[Records]
******

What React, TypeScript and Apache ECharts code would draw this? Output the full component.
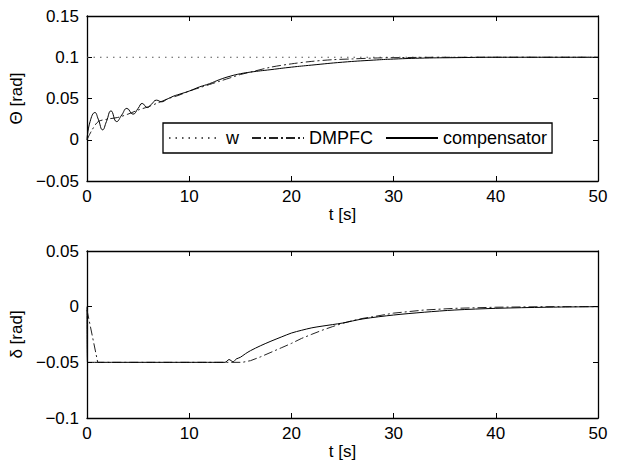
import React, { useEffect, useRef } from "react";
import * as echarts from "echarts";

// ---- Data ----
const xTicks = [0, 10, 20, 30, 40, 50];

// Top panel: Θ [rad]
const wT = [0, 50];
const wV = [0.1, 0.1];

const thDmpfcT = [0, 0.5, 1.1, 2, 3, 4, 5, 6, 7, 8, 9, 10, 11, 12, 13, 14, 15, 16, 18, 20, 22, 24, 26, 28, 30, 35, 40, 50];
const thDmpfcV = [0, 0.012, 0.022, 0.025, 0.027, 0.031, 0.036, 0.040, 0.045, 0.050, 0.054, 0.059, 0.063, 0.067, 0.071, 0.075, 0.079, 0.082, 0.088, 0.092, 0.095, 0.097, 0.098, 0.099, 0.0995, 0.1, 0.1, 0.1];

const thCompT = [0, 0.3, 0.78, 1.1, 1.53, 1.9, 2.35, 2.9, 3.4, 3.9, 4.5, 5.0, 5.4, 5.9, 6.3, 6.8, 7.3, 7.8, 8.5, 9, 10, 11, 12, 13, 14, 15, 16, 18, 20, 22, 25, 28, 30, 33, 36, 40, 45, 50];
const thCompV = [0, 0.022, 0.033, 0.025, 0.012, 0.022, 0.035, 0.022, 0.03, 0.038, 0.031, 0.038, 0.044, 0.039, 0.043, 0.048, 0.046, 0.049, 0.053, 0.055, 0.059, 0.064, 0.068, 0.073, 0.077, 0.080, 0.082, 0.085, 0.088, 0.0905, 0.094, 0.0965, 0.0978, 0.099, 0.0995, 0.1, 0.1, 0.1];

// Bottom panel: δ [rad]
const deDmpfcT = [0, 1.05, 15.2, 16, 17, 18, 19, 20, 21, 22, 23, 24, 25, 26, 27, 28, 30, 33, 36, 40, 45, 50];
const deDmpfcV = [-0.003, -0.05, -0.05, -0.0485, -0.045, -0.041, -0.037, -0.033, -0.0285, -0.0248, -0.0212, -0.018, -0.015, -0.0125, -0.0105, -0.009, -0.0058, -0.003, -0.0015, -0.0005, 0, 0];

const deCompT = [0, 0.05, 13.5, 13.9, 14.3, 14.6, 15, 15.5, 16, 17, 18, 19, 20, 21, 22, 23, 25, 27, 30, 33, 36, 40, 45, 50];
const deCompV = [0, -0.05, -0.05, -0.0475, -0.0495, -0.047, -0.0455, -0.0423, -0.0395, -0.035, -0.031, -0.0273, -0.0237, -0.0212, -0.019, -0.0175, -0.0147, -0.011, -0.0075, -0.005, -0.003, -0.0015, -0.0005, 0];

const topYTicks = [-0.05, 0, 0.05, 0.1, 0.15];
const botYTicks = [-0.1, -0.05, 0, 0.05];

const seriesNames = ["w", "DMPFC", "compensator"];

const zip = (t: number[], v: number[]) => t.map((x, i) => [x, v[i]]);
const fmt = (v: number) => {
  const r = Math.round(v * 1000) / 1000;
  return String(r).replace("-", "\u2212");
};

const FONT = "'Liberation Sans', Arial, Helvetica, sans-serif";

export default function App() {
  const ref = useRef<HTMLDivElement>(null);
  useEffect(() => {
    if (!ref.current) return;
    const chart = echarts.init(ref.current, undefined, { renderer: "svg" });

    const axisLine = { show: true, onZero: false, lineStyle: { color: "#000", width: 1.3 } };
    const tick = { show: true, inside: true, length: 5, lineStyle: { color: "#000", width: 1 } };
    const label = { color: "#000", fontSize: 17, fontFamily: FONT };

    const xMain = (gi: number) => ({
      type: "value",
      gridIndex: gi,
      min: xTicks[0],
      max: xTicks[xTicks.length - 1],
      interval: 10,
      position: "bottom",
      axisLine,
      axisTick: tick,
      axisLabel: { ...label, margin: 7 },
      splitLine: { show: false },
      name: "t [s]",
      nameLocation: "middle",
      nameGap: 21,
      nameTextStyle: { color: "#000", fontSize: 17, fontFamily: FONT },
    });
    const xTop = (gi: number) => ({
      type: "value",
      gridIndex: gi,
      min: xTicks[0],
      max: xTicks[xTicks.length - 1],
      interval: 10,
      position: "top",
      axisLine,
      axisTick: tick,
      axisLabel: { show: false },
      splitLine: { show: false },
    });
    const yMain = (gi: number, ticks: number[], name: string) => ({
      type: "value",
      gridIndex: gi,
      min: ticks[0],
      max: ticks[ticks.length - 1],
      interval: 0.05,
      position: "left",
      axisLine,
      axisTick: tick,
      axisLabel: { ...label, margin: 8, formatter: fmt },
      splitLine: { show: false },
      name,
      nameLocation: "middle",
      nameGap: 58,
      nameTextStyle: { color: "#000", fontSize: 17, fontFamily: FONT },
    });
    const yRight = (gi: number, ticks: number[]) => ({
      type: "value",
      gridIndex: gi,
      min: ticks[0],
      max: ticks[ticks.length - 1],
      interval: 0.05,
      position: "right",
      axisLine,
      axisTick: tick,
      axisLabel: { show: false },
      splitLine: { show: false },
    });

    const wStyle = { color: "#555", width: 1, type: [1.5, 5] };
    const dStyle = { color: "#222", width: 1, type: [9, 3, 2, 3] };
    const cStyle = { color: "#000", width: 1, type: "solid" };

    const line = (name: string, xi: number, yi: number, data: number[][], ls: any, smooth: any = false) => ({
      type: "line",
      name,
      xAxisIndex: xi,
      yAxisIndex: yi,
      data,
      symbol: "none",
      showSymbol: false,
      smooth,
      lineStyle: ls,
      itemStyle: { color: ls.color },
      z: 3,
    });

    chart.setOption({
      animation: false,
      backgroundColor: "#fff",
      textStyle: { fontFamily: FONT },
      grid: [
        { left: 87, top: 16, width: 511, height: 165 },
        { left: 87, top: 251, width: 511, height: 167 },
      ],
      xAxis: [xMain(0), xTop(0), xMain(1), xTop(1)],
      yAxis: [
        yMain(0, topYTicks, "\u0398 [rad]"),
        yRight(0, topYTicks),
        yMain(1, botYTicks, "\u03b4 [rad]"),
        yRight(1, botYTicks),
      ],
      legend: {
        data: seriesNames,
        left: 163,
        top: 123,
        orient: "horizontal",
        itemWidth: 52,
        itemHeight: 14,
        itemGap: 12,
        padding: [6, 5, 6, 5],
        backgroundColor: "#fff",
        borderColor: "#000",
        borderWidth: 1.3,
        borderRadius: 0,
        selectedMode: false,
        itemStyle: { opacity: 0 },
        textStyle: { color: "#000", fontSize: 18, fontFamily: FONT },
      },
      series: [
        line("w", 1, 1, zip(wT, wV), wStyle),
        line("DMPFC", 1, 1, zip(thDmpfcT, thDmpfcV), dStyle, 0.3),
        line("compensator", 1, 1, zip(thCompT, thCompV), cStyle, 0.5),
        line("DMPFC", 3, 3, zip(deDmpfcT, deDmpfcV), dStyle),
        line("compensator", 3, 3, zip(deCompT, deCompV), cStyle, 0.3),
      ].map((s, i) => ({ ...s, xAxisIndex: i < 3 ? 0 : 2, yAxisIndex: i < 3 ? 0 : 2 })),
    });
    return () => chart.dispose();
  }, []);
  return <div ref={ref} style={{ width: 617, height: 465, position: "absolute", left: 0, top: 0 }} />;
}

******

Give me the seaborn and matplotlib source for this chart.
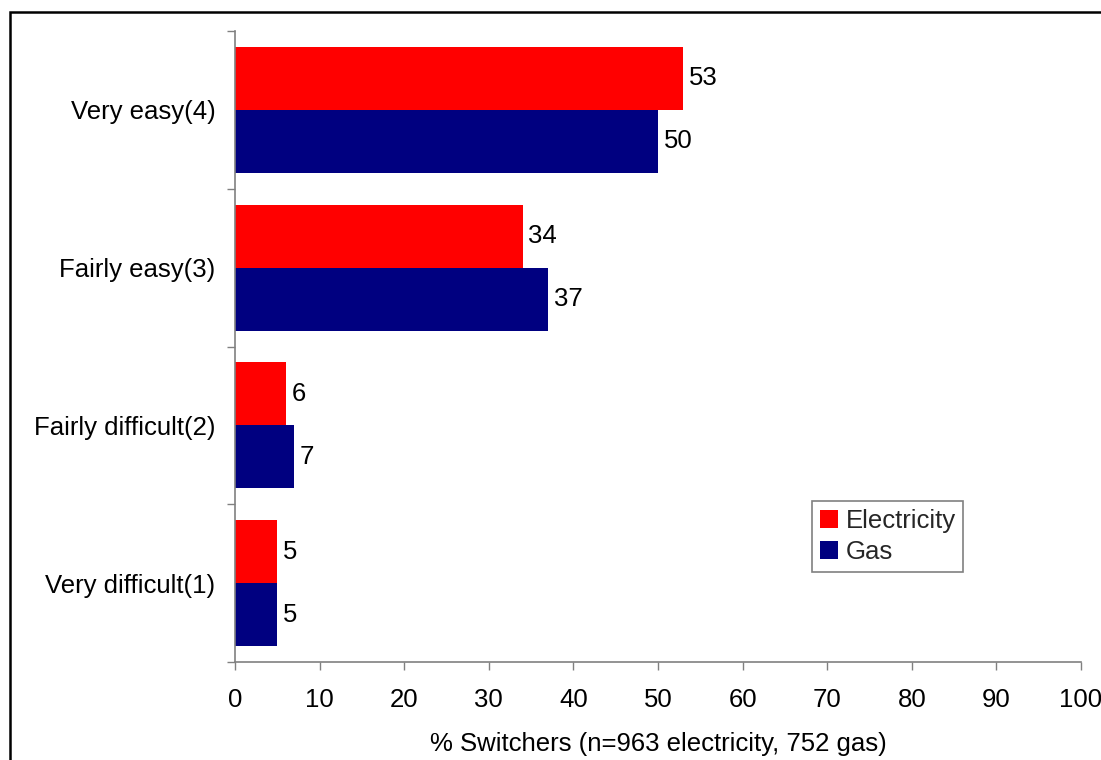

******

Quote word for word only the lines above from the one containing "What React, TypeScript" through the one containing "const wV = [0.1, 0.1];". Pictures stay out of your copy.

What React, TypeScript and Apache ECharts code would draw this? Output the full component.
import React, { useEffect, useRef } from "react";
import * as echarts from "echarts";

// ---- Data ----
const xTicks = [0, 10, 20, 30, 40, 50];

// Top panel: Θ [rad]
const wT = [0, 50];
const wV = [0.1, 0.1];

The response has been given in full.